Check every line of the entries for "matplotlib", and copy the lines that hold it.

● **Data records**:
========

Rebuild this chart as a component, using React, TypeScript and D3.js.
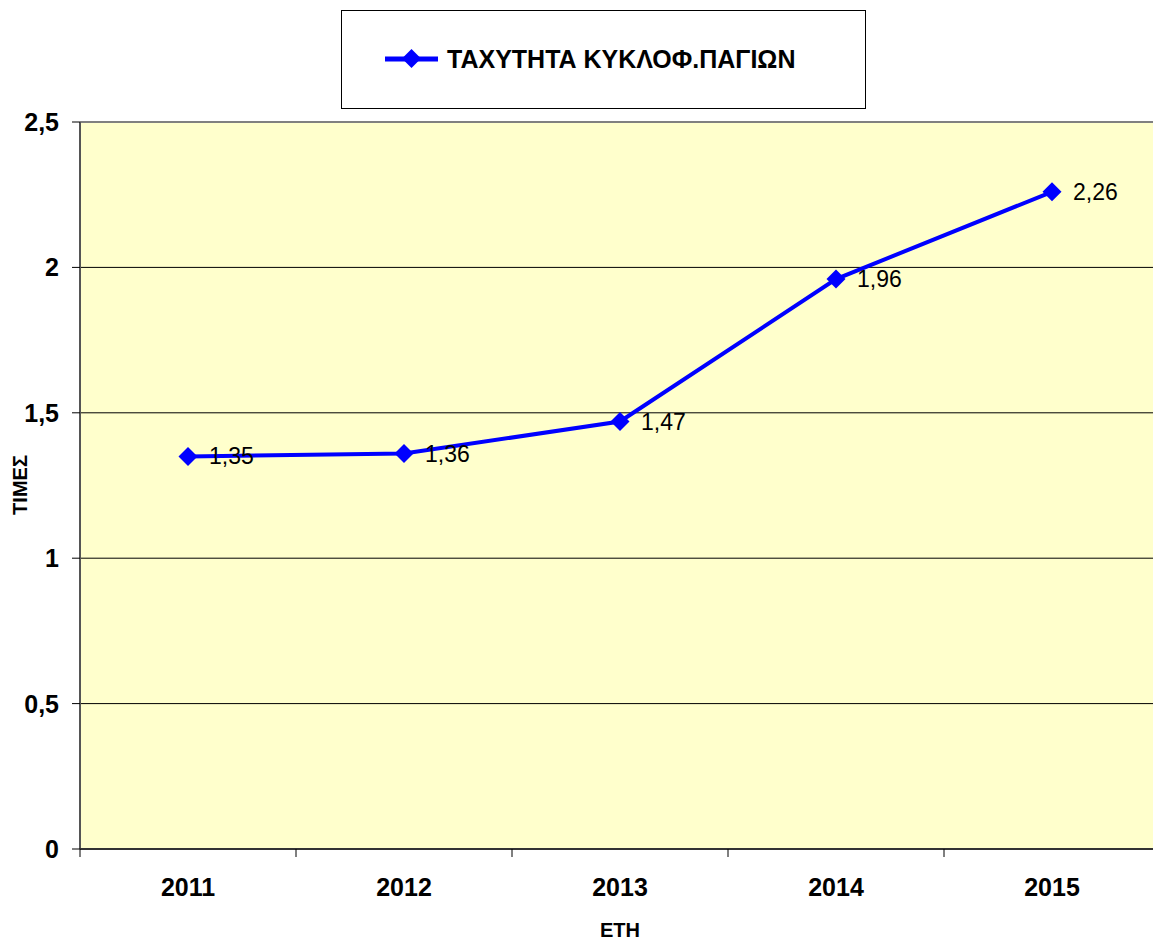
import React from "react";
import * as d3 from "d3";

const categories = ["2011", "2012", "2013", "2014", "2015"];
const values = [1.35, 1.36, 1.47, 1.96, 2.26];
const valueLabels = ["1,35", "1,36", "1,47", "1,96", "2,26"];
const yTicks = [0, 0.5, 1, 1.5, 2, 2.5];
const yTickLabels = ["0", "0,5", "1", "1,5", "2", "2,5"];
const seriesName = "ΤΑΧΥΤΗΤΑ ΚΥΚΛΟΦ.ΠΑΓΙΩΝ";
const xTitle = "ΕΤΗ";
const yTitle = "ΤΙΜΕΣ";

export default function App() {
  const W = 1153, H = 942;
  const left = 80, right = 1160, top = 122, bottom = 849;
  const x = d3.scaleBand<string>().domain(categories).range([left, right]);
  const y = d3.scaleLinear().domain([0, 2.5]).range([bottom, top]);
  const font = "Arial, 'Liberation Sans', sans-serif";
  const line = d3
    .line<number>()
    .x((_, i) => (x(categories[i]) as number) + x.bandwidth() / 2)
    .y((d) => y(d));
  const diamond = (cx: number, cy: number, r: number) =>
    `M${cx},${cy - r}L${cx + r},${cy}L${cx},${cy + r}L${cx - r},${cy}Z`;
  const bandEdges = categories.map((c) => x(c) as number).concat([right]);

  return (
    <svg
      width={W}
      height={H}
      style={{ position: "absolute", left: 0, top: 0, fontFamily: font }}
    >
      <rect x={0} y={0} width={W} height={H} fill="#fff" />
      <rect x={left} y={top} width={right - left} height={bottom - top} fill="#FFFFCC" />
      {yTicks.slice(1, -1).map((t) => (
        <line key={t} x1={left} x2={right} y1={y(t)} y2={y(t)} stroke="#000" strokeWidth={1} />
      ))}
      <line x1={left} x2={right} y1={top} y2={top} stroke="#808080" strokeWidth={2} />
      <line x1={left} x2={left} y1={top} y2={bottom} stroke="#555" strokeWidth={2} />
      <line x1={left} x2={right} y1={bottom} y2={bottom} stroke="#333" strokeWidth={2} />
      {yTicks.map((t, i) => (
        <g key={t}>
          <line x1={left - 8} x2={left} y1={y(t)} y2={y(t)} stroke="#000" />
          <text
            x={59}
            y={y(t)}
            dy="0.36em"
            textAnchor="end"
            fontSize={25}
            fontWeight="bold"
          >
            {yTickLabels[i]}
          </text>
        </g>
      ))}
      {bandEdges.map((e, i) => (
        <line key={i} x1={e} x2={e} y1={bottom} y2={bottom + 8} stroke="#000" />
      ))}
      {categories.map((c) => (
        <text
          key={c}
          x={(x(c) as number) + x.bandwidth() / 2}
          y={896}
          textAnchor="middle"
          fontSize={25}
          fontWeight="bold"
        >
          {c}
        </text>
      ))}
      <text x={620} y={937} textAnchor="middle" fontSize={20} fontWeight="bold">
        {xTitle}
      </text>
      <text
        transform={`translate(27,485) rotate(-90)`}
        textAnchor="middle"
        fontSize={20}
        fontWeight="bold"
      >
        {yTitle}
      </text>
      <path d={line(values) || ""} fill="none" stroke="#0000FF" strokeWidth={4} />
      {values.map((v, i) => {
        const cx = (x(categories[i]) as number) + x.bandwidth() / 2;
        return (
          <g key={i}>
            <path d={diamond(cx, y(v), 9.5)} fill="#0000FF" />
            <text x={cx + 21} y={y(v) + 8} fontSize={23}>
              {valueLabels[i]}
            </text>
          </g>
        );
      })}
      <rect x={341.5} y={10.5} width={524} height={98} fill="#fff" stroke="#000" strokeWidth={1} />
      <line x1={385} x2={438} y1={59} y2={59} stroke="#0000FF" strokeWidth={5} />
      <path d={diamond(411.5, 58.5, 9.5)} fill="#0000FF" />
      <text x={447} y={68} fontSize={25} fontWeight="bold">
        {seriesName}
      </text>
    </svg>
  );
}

========

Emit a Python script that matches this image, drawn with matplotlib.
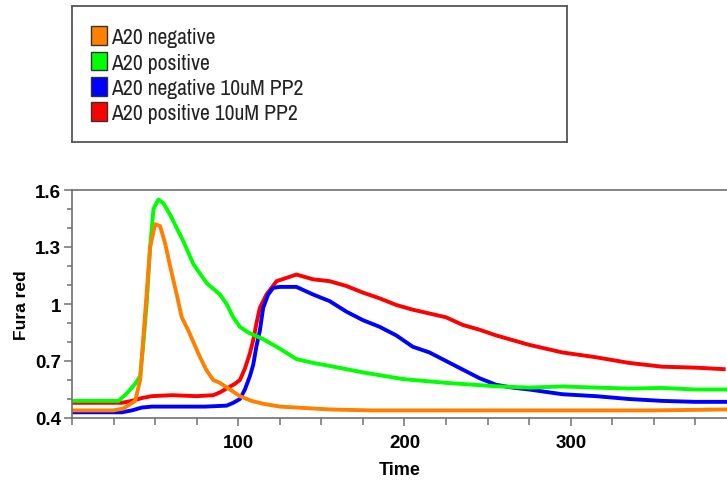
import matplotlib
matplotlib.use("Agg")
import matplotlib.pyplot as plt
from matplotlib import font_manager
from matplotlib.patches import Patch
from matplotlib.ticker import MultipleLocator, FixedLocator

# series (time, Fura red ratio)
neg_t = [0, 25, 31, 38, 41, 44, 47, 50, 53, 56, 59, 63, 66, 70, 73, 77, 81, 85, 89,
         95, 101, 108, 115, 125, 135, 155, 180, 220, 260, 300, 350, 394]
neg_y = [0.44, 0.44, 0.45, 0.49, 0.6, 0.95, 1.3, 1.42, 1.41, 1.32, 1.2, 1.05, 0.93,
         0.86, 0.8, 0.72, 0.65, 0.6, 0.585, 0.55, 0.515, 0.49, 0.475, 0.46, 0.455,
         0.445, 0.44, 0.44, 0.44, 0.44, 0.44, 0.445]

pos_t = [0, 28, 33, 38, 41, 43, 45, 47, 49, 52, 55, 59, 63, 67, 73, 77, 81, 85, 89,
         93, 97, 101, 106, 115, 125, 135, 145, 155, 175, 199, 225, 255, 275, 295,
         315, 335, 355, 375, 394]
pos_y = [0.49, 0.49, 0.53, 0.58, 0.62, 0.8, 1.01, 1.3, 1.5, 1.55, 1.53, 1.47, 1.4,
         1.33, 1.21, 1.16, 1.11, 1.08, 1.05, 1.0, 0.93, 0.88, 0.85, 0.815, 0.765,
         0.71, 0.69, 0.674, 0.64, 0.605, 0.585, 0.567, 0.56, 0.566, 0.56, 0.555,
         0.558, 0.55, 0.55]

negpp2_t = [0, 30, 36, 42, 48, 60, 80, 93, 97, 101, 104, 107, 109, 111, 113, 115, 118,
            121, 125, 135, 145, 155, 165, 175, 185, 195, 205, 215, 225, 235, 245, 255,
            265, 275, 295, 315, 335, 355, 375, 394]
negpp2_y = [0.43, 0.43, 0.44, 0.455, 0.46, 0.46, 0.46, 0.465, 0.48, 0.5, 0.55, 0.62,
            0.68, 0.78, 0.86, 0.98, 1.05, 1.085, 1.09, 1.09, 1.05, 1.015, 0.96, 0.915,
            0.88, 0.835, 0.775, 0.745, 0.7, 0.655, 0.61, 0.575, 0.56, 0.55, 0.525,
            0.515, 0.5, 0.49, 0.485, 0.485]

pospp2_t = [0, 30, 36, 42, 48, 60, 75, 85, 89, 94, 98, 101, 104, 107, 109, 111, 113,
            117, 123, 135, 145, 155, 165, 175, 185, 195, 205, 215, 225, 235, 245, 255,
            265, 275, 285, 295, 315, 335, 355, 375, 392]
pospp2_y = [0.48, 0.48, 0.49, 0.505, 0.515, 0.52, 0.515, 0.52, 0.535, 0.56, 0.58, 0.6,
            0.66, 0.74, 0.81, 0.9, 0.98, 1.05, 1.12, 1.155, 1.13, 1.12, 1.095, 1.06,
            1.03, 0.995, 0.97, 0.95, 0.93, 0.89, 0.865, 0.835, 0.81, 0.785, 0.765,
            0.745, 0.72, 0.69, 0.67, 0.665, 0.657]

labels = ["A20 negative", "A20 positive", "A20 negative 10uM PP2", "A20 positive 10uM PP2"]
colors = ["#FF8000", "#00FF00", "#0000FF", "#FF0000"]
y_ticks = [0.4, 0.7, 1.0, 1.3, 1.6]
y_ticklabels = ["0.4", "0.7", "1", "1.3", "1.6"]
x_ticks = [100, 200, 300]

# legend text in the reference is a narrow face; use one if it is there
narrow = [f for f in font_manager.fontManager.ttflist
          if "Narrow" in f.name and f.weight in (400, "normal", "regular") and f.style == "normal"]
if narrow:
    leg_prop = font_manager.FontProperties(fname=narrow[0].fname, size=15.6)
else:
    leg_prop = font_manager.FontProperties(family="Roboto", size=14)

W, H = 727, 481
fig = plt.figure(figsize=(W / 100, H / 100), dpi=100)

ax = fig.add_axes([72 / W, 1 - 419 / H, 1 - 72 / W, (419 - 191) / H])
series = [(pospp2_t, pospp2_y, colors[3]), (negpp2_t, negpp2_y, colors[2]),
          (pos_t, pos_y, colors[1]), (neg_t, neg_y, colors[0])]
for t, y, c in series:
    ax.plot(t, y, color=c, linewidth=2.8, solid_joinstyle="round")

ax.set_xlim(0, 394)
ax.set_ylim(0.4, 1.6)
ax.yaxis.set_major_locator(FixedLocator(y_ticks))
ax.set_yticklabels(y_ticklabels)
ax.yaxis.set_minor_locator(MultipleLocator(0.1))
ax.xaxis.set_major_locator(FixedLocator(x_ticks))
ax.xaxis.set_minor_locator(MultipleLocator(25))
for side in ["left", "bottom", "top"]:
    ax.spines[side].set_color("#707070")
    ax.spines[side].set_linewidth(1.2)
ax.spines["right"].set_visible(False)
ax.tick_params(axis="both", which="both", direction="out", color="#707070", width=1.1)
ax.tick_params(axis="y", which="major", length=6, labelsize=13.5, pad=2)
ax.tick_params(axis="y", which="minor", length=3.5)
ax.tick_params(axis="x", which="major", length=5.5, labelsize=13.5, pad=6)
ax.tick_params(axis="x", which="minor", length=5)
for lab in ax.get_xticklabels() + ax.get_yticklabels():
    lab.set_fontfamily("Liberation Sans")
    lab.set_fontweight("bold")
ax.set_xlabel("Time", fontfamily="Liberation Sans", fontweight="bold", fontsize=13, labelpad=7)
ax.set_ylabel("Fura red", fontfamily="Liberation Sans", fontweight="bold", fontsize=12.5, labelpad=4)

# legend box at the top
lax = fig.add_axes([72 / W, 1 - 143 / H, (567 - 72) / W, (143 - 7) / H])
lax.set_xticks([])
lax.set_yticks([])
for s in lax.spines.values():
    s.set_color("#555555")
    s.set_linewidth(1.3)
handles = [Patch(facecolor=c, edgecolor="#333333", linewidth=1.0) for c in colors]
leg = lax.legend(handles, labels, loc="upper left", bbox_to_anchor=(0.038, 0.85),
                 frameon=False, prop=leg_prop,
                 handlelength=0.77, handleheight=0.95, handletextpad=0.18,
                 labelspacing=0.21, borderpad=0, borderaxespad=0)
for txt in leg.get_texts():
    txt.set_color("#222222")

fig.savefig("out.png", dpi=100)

========

● **Problem solution**:
Emit a Python script that matches this image, drawn with matplotlib.
import matplotlib
matplotlib.use("Agg")
import matplotlib.pyplot as plt
from matplotlib import font_manager
from matplotlib.patches import Patch
from matplotlib.ticker import MultipleLocator, FixedLocator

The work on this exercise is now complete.